On Sunday night I attended the final concert of the Mozartfest, Peter Donohoe and Martin Roscoe playing piano duets. When I learnt the piano at school I played my way through some of this repertoire with my teacher, including such works as Mozart’s sonata for two pianos (thereby enhancing my mental capacity, it seems) and Schubert’s Fantasy in F minor (a piece which contains one of the least subtle modulations I’ve ever come across). But I don’t think I’ve ever been to a whole concert for these forces before.
Much of the music in this concert was known to me in other arrangements. In the case of Mozart’s Fantasia K608 I found myself missing the variety of tone of the organ (in fact Dame Gillian Weir played it in Bath Abbey earlier in the week). The first half concluded with one of the standards: Brahms’ Variations on the St. Antony Chorale.

The highlight for me came after the interval with the second and third of Debussy’s Nocturnes in a masterly arrangement by Ravel. I didn’t expect to miss the orchestral colour as little as I did. Ravel exploited the distance between the two instruments to suggest a larger group of performers; this sometimes resulted in some cruelly exposed simultaneoous double-octave writing for the two players. I was particularly impressed with their controlled changes of dynamic level. The advertised programme ended with Rachmaninov’s Symphonic Dances. I have to admit that apart from the Vespers Rachmaninov’s music doesn’t do very much for me, though I find myself attending performances of it quite often. I didn’t know these pieces (often not very dance-like) at all, so I had no orchestral arrangement intruding this time. For an encore we had two of Dvorak’s Slavonic Dances. The concert was recorded for future broadcast on BBC Radio 3.

A note on the venue: many of the people attending these concerts are old and/or infirm, but the first thing they have to do on arrival is grapple with the heavy swinging doors of the Assembly Rooms. Why, especially in these days of easy access, can’t one door at least be fixed open 20 minutes or so before each concert, as happens at (say) the Wigmore Hall, or almost every other concert venue I’ve ever been to?

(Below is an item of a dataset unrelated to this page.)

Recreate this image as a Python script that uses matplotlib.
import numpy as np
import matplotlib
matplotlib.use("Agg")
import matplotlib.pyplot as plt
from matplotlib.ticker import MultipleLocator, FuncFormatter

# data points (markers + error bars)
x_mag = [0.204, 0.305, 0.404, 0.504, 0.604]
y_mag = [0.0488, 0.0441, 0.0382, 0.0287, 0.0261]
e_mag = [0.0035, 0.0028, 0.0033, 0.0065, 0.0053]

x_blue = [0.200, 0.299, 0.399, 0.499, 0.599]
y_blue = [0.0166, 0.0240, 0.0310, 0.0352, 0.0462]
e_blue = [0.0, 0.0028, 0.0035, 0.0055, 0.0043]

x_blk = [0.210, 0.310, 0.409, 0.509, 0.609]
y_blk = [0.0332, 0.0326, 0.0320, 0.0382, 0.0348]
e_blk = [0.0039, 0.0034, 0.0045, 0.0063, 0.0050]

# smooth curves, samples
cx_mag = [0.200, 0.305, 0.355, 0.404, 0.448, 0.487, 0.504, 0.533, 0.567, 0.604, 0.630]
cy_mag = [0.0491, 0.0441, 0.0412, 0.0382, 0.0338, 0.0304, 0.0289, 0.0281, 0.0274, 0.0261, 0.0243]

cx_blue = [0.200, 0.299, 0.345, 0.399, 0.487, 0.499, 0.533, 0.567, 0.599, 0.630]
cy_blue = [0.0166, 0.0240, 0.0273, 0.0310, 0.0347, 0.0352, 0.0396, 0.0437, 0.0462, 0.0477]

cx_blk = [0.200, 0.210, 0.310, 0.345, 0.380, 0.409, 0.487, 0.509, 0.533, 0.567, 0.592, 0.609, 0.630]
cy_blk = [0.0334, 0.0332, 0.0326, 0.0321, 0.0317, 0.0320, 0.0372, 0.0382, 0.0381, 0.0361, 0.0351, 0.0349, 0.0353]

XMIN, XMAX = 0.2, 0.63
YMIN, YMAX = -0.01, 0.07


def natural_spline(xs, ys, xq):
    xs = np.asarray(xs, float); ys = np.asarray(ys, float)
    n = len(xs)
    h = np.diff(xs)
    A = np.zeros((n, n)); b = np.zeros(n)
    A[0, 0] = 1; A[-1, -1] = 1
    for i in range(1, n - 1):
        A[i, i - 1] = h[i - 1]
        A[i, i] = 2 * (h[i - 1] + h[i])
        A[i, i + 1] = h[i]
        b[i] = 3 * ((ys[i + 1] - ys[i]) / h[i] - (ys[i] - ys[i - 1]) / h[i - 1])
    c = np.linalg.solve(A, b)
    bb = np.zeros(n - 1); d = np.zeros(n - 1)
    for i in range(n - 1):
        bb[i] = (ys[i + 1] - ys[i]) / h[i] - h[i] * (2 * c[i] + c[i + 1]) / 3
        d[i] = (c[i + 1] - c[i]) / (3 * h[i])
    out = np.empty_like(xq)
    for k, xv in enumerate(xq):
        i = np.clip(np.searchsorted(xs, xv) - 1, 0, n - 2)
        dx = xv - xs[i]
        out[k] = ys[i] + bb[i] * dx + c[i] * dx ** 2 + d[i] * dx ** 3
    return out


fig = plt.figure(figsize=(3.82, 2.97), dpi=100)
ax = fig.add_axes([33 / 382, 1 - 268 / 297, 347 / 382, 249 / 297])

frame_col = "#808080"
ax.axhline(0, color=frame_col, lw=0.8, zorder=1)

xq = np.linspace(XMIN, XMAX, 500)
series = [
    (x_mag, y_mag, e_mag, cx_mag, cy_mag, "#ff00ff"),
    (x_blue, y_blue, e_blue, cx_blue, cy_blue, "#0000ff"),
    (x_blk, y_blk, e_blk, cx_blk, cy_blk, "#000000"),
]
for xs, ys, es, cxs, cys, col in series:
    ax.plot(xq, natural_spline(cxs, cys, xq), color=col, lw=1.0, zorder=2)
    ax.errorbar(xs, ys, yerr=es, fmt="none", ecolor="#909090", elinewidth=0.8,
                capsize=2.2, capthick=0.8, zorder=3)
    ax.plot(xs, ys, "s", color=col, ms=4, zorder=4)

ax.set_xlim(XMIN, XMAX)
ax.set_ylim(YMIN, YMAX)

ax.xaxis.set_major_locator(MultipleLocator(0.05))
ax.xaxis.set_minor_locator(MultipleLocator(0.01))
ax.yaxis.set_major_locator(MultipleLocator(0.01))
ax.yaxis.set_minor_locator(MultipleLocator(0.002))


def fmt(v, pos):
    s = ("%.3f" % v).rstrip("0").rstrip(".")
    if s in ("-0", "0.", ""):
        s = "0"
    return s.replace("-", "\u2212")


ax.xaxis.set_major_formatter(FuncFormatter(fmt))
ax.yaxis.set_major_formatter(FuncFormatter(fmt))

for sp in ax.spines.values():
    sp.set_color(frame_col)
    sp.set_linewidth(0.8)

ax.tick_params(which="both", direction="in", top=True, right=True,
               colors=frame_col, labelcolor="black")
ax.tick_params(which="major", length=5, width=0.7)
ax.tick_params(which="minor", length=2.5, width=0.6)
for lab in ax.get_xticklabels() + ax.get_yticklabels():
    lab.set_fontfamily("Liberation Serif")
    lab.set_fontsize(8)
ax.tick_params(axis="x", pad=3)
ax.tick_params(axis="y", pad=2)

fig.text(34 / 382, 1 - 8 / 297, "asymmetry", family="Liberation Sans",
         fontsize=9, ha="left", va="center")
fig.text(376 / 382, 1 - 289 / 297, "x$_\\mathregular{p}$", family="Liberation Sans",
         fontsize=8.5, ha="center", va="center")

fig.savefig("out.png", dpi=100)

Rachmaninov (represented this time by a movement from the Vespers) is a tenuous link to Saturday night when we battled through atrocious weather conditions and (in my case) a cold to sing a concert at Dulverton with the Exultate Singers. All the pieces, except some spirituals and folksong arrangements, were known to me though in some cases I hadn’t done them for some time and of course I hadn’t necessarily done them with this choir before.